Morris Dees, co-founder and chief trial counsel of the Southern Poverty Law Center, will speak during the annual journalism symposium.
Morris Dees, co-founder and chief trial counsel of the Southern Poverty Law Center, will speak March 22 during Troy University’s annual journalism symposium.
The public is invited to the event at 10 a.m. in the ballroom of the Trojan Center on the university’s Troy Campus. Admission is free.
Dees’ topic will be “With Justice for All in a Changing America.” The social media hashtag will be #TroyJustice.
Dees was born in 1936 at Shorter, Alabama, the son of cotton farmers. He is white, but he worked in the fields with African Americans, witnessing deprivation and Jim Crow treatment.
He met Millard Fuller while at the University of Alabama law school, and they formed a publishing company, which they moved to Montgomery after graduation. Fuller left the company in 1965 and later founded Habitat for Humanity, which helps people build affordable housing. Dees continued the publishing business and practiced law, taking civil rights cases.

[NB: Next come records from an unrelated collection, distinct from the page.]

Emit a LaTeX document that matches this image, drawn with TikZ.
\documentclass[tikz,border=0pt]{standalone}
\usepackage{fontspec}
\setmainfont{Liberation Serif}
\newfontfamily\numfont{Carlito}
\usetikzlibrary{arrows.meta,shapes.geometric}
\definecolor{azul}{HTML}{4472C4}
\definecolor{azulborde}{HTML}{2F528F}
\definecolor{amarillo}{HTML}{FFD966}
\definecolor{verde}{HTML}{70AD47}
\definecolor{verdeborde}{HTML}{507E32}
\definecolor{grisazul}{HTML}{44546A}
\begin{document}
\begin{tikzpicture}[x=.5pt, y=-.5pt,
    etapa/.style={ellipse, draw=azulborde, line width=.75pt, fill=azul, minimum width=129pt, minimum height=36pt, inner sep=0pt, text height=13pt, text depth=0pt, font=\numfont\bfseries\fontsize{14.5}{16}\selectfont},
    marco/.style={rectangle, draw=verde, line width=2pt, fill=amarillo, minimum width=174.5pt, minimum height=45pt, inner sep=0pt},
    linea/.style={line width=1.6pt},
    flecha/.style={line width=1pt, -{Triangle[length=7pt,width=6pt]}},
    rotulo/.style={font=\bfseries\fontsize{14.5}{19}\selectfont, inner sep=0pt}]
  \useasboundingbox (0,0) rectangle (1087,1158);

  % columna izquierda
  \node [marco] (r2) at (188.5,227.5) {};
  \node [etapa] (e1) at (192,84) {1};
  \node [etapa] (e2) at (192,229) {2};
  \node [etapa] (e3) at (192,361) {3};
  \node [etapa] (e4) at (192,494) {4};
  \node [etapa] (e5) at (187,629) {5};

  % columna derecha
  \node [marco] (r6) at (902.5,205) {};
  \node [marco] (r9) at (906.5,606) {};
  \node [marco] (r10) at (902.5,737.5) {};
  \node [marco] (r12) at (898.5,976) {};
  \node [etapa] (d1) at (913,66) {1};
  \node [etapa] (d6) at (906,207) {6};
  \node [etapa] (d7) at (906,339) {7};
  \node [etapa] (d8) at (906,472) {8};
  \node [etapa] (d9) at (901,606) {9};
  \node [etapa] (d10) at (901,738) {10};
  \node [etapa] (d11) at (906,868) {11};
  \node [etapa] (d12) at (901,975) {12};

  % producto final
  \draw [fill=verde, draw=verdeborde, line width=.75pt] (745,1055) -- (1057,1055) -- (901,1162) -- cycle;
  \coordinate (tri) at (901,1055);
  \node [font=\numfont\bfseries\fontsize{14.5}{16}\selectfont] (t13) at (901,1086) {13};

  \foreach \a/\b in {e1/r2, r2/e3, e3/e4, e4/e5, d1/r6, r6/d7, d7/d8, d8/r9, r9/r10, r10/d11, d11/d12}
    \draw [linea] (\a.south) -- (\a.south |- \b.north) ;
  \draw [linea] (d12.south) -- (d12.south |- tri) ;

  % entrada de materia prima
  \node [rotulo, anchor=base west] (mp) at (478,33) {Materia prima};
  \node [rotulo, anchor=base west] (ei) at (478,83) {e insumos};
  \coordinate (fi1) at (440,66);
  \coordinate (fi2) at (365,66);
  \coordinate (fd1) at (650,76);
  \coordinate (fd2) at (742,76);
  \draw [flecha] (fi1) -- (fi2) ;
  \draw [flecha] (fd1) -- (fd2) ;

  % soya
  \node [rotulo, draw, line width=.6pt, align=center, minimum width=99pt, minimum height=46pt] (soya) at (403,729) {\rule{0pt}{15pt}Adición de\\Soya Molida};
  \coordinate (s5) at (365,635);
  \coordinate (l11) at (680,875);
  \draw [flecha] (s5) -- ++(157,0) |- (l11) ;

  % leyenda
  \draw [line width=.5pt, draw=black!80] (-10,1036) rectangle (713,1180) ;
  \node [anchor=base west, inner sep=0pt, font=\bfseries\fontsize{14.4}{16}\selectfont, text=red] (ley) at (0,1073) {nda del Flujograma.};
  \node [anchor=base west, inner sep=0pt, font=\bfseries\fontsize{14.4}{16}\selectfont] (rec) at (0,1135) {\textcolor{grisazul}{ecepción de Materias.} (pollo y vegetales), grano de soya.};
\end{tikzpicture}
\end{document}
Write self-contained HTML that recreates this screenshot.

In 1967, Dees represented Gary Dickey, an editor of Troy State College’s student newspaper, the Tropolitan. Dickey had been expelled in a dispute about an editorial and was seeking reinstatement. Citing constitutional issues of free expression, U.S. District Judge Frank M. Johnson ruled in Dickey’s favor.
In 1970, along with Julian Bond and Joseph Levin, Dees formed the Southern Poverty Law Center, a public interest law firm in Montgomery funded by donations. Its early cases included integrating the Alabama state troopers and the Montgomery YMCA.
The center monitors hate groups and develops legal strategies for protecting people. A movie on NBC, “Line of Fire,” described Dees’ fight against the Ku Klux Klan, including a $7 million judgment on behalf of the mother of a black man who was lynched in Mobile. Other multimillion-dollar verdicts against hate groups followed.
The SPLC’s Teaching Tolerance project provides videos and other teaching materials to schools. The center has won two Oscars for its tolerance education films and has received five Oscar nominations.
Dees has written three books: “A Lawyer’s Journey” (his autobiography), “Hate on Trial” and “Gathering Storm: America’s Militia Threat.”
He has received 17 honorary degrees, as well as awards from lawyers’ and human rights organizations. The American Bar Association gave him its ABA Medal in 2012, and the National Trial Lawyers Association gave him its Lifetime Achievement Award in 2017. He received the Martin Luther King Jr. Nonviolence Peace Prize in April 2016 from The King Center and the National Education Association President’s Award for Human and Civil Rights in July 2016.
“We invited Morris Dees to campus because of his history of fighting for the rights of all individuals, including journalists,” said Steve Stewart, assistant professor of journalism and faculty adviser to the Tropolitan.
The March 22 event is the university’s M. Stanton Evans Symposium on Money, Politics and the Media, named for a Troy faculty member who was a national columnist, commentator, book author and editor of the Indianapolis News. Stan Evans held the university’s Buchanan Chair of Journalism from 1980 until his death in 2015.